**Set task:**
Exclude images, then output the remaining data verbatim.

>>>

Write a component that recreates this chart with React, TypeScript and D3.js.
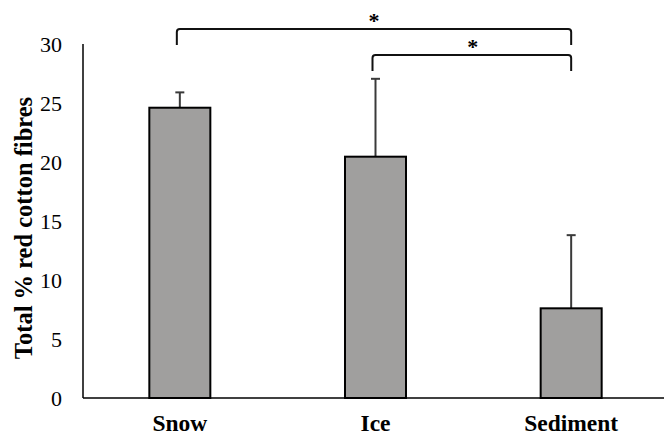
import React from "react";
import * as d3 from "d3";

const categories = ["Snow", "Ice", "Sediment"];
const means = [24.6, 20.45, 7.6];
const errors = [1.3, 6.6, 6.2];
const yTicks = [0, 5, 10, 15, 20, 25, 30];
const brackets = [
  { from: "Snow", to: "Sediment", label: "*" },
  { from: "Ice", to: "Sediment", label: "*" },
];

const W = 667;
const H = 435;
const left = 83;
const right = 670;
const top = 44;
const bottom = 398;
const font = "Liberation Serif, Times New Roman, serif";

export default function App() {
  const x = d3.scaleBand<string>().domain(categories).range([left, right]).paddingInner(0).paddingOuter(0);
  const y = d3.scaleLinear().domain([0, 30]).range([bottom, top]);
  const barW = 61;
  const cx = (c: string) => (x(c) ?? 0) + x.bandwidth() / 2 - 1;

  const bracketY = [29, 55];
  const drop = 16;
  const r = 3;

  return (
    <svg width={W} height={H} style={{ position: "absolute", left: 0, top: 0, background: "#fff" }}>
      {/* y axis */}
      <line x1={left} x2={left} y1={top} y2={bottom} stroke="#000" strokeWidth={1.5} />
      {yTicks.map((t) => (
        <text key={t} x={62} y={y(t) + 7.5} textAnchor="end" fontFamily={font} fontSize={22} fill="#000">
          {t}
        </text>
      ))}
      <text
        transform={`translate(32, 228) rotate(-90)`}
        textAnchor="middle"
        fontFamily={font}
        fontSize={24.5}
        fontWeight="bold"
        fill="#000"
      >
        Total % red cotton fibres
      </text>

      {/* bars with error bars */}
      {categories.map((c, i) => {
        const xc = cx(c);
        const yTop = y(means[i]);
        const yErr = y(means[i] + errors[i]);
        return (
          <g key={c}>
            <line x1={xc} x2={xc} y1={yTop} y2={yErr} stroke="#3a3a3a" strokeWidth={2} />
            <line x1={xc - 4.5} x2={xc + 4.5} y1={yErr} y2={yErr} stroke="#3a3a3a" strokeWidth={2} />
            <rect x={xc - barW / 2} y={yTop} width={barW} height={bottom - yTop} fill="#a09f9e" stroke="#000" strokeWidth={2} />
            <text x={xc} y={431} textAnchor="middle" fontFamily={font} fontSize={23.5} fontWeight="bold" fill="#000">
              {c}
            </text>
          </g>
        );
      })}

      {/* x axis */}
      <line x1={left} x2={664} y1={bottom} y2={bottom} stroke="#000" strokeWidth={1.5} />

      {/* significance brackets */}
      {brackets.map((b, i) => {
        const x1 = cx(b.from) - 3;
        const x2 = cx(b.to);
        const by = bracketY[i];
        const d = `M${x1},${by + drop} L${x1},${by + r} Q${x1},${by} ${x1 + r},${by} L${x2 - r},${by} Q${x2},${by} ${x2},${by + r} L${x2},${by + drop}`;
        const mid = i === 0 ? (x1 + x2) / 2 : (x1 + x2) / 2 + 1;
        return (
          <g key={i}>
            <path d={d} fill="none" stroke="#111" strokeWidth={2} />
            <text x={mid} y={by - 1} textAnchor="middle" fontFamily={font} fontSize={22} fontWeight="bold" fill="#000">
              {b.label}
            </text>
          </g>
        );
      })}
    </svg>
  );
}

<<<

**Finished task:**
Write a component that recreates this chart with React, TypeScript and D3.js.
import React from "react";
import * as d3 from "d3";

const categories = ["Snow", "Ice", "Sediment"];
const means = [24.6, 20.45, 7.6];
const errors = [1.3, 6.6, 6.2];
const yTicks = [0, 5, 10, 15, 20, 25, 30];
const brackets = [
  { from: "Snow", to: "Sediment", label: "*" },
  { from: "Ice", to: "Sediment", label: "*" },
];

const W = 667;
const H = 435;
const left = 83;
const right = 670;
const top = 44;
const bottom = 398;
const font = "Liberation Serif, Times New Roman, serif";

export default function App() {
  const x = d3.scaleBand<string>().domain(categories).range([left, right]).paddingInner(0).paddingOuter(0);
  const y = d3.scaleLinear().domain([0, 30]).range([bottom, top]);
  const barW = 61;
  const cx = (c: string) => (x(c) ?? 0) + x.bandwidth() / 2 - 1;

  const bracketY = [29, 55];
  const drop = 16;
  const r = 3;

  return (
    <svg width={W} height={H} style={{ position: "absolute", left: 0, top: 0, background: "#fff" }}>
      {/* y axis */}
      <line x1={left} x2={left} y1={top} y2={bottom} stroke="#000" strokeWidth={1.5} />
      {yTicks.map((t) => (
        <text key={t} x={62} y={y(t) + 7.5} textAnchor="end" fontFamily={font} fontSize={22} fill="#000">
          {t}
        </text>
      ))}
      <text
        transform={`translate(32, 228) rotate(-90)`}
        textAnchor="middle"
        fontFamily={font}
        fontSize={24.5}
        fontWeight="bold"
        fill="#000"
      >
        Total % red cotton fibres
      </text>

      {/* bars with error bars */}
      {categories.map((c, i) => {
        const xc = cx(c);
        const yTop = y(means[i]);
        const yErr = y(means[i] + errors[i]);
        return (
          <g key={c}>
            <line x1={xc} x2={xc} y1={yTop} y2={yErr} stroke="#3a3a3a" strokeWidth={2} />
            <line x1={xc - 4.5} x2={xc + 4.5} y1={yErr} y2={yErr} stroke="#3a3a3a" strokeWidth={2} />
            <rect x={xc - barW / 2} y={yTop} width={barW} height={bottom - yTop} fill="#a09f9e" stroke="#000" strokeWidth={2} />
            <text x={xc} y={431} textAnchor="middle" fontFamily={font} fontSize={23.5} fontWeight="bold" fill="#000">
              {c}
            </text>
          </g>
        );
      })}

      {/* x axis */}
      <line x1={left} x2={664} y1={bottom} y2={bottom} stroke="#000" strokeWidth={1.5} />

      {/* significance brackets */}
      {brackets.map((b, i) => {
        const x1 = cx(b.from) - 3;
        const x2 = cx(b.to);
        const by = bracketY[i];
        const d = `M${x1},${by + drop} L${x1},${by + r} Q${x1},${by} ${x1 + r},${by} L${x2 - r},${by} Q${x2},${by} ${x2},${by + r} L${x2},${by + drop}`;
        const mid = i === 0 ? (x1 + x2) / 2 : (x1 + x2) / 2 + 1;
        return (
          <g key={i}>
            <path d={d} fill="none" stroke="#111" strokeWidth={2} />
            <text x={mid} y={by - 1} textAnchor="middle" fontFamily={font} fontSize={22} fontWeight="bold" fill="#000">
              {b.label}
            </text>
          </g>
        );
      })}
    </svg>
  );
}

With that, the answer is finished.